GLP announces new leases in U.S., China, Japan.

Property owner Global Logistics Properties (GLP) is continuing to see hot demand for its warehouse space from companies scrambling to meet e-commerce demand, the company said Monday.

GLP signed a deal to lease 589,000 square feet of new and renewed space to "a leading global e-commerce company" in the U.S., the Singapore-based logistics property owner and operator said. The company has been investing heavily in American warehouse and distribution center space, including a $4.55 billion purchase of 200 U.S. facilities in 2015 that made GLP the second-largest logistics property owner and operator in the U.S.


The firm also leased out 1.6 million square feet of warehouse space to four leading third-party logistics providers (3PLs) serving a major e-commerce platform in China, and leased 108,000 square feet of space to a software company for online sales.

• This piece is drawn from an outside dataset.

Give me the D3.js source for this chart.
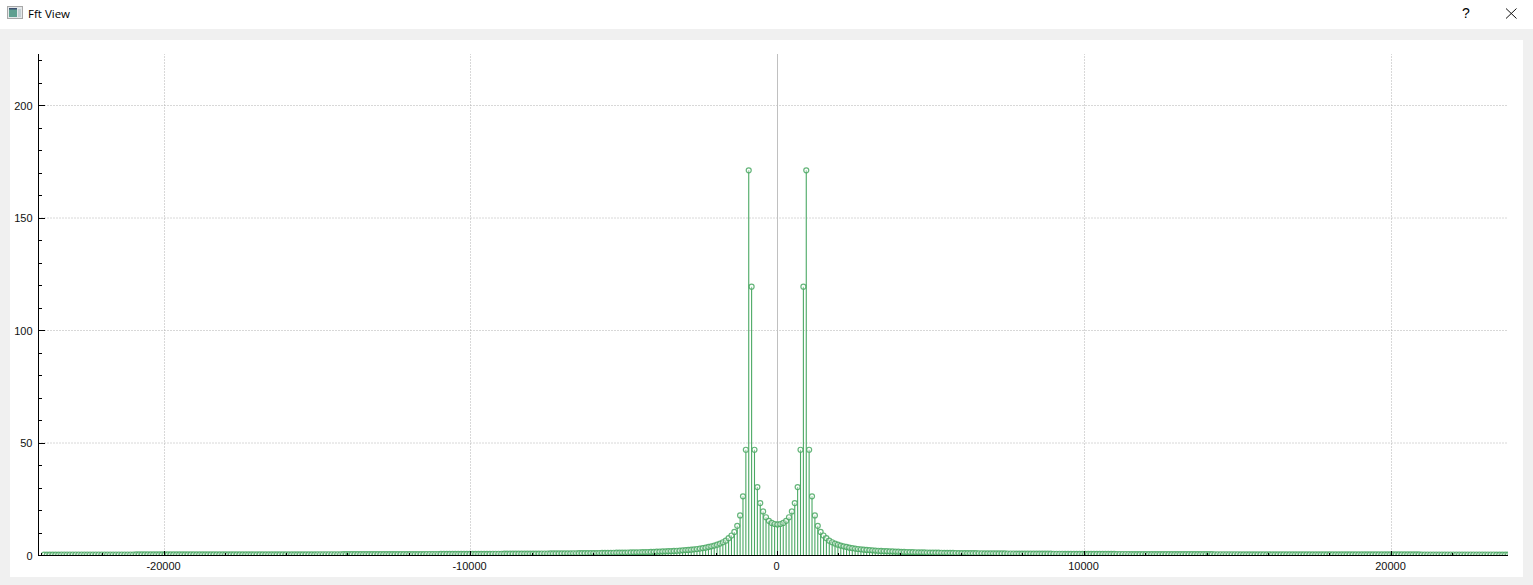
<!DOCTYPE html>
<html><head><meta charset="utf-8">
<script src="https://cdnjs.cloudflare.com/ajax/libs/d3/7.8.5/d3.min.js"></script>
<style>
html,body{margin:0;padding:0;background:#fff;overflow:hidden}
svg{display:block}
.tick text{font-family:"Liberation Sans",Arial,sans-serif;font-size:11px;fill:#111}
</style></head><body>
<svg id="c" width="1533" height="585"></svg>
<script>
const windowTitle = "Fft View";
const binWidth = 93.75;
// magnitude per FFT bin, from bin 0 upward; the spectrum is mirrored around 0
const magnitudes = [
13.8,14,14.5,15.4,17,19.6,23.3,30.4,47,119.5,171.2,47,26.3,17.8,13.2,10.5,8.9,7.7,6.6,5.9,
5.3,4.8,4.4,4.1,3.8,3.5,3.3,3.1,2.9,2.75,2.6,2.5,2.4,2.3,2.2,2.12,2.05,1.98,1.92,1.86,
1.8,1.75,1.7,1.65,1.6,1.56,1.52,1.48,1.45,1.42,1.39,1.36,1.33,1.3,1.28,1.26,1.24,1.22,1.2,1.18,
1.16,1.14,1.12,1.1,1.08,1.06,1.05,1.04,1.03,1.02,1,.99,.98,.97,.96,.95,.94,.93,.92,.91,
.9,.89,.88,.87,.87,.86,.85,.84,.84,.83,.82,.82,.81,.8,.8,.79,.78,.78,.77,.77,
.76,.75,.75,.74,.74,.73,.73,.72,.72,.71,.71,.7,.7,.69,.69,.68,.68,.68,.67,.67,
.66,.66,.66,.65,.65,.64,.64,.64,.63,.63,.63,.62,.62,.62,.61,.61,.61,.6,.6,.6,
.6,.59,.59,.59,.58,.58,.58,.58,.57,.57,.57,.57,.56,.56,.56,.56,.55,.55,.55,.55,
.55,.54,.54,.54,.54,.54,.53,.53,.53,.53,.53,.52,.52,.52,.52,.52,.52,.51,.51,.51,
.51,.51,.51,.5,.5,.5,.5,.5,.5,.5,.49,.49,.49,.49,.49,.49,.49,.48,.48,.48,
.48,.48,.48,.48,.48,.47,.47,.47,.47,.47,.47,.47,.47,.47,.46,.46,.46,.46,.46,.46,
.46,.46,.46,.46,.45,.45,.45,.45,.45,.45,.45,.45,.45,.45,.45,.44,.44,.44,.44,.44,
.44,.44,.44,.44,.44,.44,.44,.44,.44,.44,.43,.43,.43,.43,.43,.43];
const xMajorTicks = [-20000,-10000,0,10000,20000];
const xMinorTicks = [-24000,-22000,-18000,-16000,-14000,-12000,-8000,-6000,-4000,-2000,2000,4000,6000,8000,12000,14000,16000,18000,22000];
const yMajorTicks = [0,50,100,150,200];
const yMinorTicks = [10,20,30,40,60,70,80,90,110,120,130,140,160,170,180,190,210,220];
const xDomain = [-24087,23810];
const yDomain = [0,222.9];

const spectrum = [];
magnitudes.forEach((m,i)=>{ if(i>0) spectrum.push({f:-i*binWidth,m}); spectrum.push({f:i*binWidth,m}); });
spectrum.sort((a,b)=>a.f-b.f);

const svg = d3.select("#c");
const x = d3.scaleLinear().domain(xDomain).range([38.5,1508]);
const y = d3.scaleLinear().domain(yDomain).range([555.5,54]);
const xPix = d=>Math.round(x(d)-.3)+.5;

// window chrome
svg.append("rect").attr("width",1533).attr("height",585).attr("fill","#f0f0f0");
svg.append("rect").attr("width",1533).attr("height",29).attr("fill","#fff");
svg.append("rect").attr("x",10).attr("y",40).attr("width",1513).attr("height",537).attr("fill","#fff");
const icon = svg.append("g");
icon.append("rect").attr("x",7.5).attr("y",6.5).attr("width",15).attr("height",12).attr("fill","#e4e8ea").attr("stroke","#a8a8a8");
icon.append("rect").attr("x",9).attr("y",9).attr("width",8).attr("height",8).attr("fill","#5f9f90");
icon.append("rect").attr("x",9).attr("y",8).attr("width",8).attr("height",1.5).attr("fill","#3d4f70");
icon.append("rect").attr("x",18).attr("y",9).attr("width",3).attr("height",8).attr("fill","#c5d0d4");
svg.append("text").attr("x",28).attr("y",18).attr("font-family","'Open Sans','Noto Sans',sans-serif").attr("font-size",11.5).attr("fill","#000").text(windowTitle);
svg.append("text").attr("x",1466).attr("y",18).attr("text-anchor","middle").attr("font-family","'Liberation Sans',sans-serif").attr("font-size",14).attr("fill","#000").text("?");
svg.append("path").attr("d","M1506 8.5L1516.5 18.5M1516.5 8.5L1506 18.5").attr("stroke","#111").attr("fill","none");

// grid
const grid = svg.append("g").attr("stroke","#b0b0b0").attr("stroke-dasharray","1 2").attr("fill","none");
grid.selectAll(".h").data(yMajorTicks.filter(d=>d>0)).join("line")
  .attr("x1",x.range()[0]).attr("x2",x.range()[1]).attr("y1",d=>y(d)).attr("y2",d=>y(d));
grid.selectAll(".v").data(xMajorTicks.filter(d=>d!==0)).join("line")
  .attr("y1",y.range()[0]).attr("y2",y.range()[1]).attr("x1",xPix).attr("x2",xPix);
// zero marker line
svg.append("line").attr("x1",xPix(0)).attr("x2",xPix(0)).attr("y1",y.range()[0]).attr("y2",y.range()[1]).attr("stroke","#c0c0c0");

// stems and markers
svg.append("clipPath").attr("id","plot").append("rect").attr("x",39).attr("y",54).attr("width",1469).attr("height",501);
const plot = svg.append("g").attr("clip-path","url(#plot)");
const green = "#4aa863";
plot.selectAll("line.s").data(spectrum).join("line").attr("class","s")
  .attr("x1",d=>x(d.f)).attr("x2",d=>x(d.f)).attr("y1",y(0)).attr("y2",d=>y(d.m))
  .attr("stroke",green).attr("stroke-width",1.1);
plot.selectAll("circle").data(spectrum).join("circle")
  .attr("cx",d=>x(d.f)).attr("cy",d=>y(d.m)).attr("r",2.5)
  .attr("fill","rgba(255,255,255,.4)").attr("stroke",green).attr("stroke-opacity",.85).attr("stroke-width",1.2);

// axes
const fmt = d=>String(d);
function style(g){ g.selectAll("line,path").attr("stroke","#000").attr("shape-rendering","crispEdges"); }
const bottomY = 555.5, leftX = 38.5;
svg.append("g").attr("transform",`translate(0,${bottomY})`)
  .call(d3.axisBottom(x).offset(0).tickValues(xMinorTicks).tickSize(-2.5).tickSizeOuter(0).tickFormat(""))
  .call(style);
const xa = svg.append("g").attr("transform",`translate(0,${bottomY})`)
  .call(d3.axisBottom(x).offset(0).tickValues(xMajorTicks).tickSize(-5).tickSizeOuter(0).tickPadding(7).tickFormat(fmt))
  .call(style);
xa.selectAll(".tick").attr("transform",d=>`translate(${xPix(d)},0)`);
xa.selectAll(".tick text").attr("x",-1);
svg.append("g").attr("transform",`translate(${leftX},0)`)
  .call(d3.axisRight(y).offset(0).tickValues(yMinorTicks).tickSize(3).tickSizeOuter(0).tickFormat(""))
  .call(style);
const ya = svg.append("g").attr("transform",`translate(${leftX},0)`)
  .call(d3.axisRight(y).offset(0).tickValues(yMajorTicks).tickSize(6).tickSizeOuter(0).tickFormat(fmt))
  .call(style);
ya.selectAll("text").attr("x",-6).attr("y",.7).attr("text-anchor","end");
ya.selectAll(".tick line").filter(d=>d===0).attr("x2",0);
</script>
</body></html>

"Leasing demand from the e-commerce sector continues to drive demand for GLP's modern logistics facilities," GLP CEO Ming Z. Mei said in a statement. "Our comprehensive network and high quality specifications are well suited to accommodate the strong growing demand of e-commerce and we look forward to growing with our customers globally as they continue to expand."

In addition to renting space, GLP also offers consulting services to help clients pick the most efficient space for their operations. Using a warehouse-location optimization tool for its properties in China and Brazil, GLP says its e-commerce and retail customers can save approximately 20 percent in transportation costs by optimizing warehouse locations and delivery routes.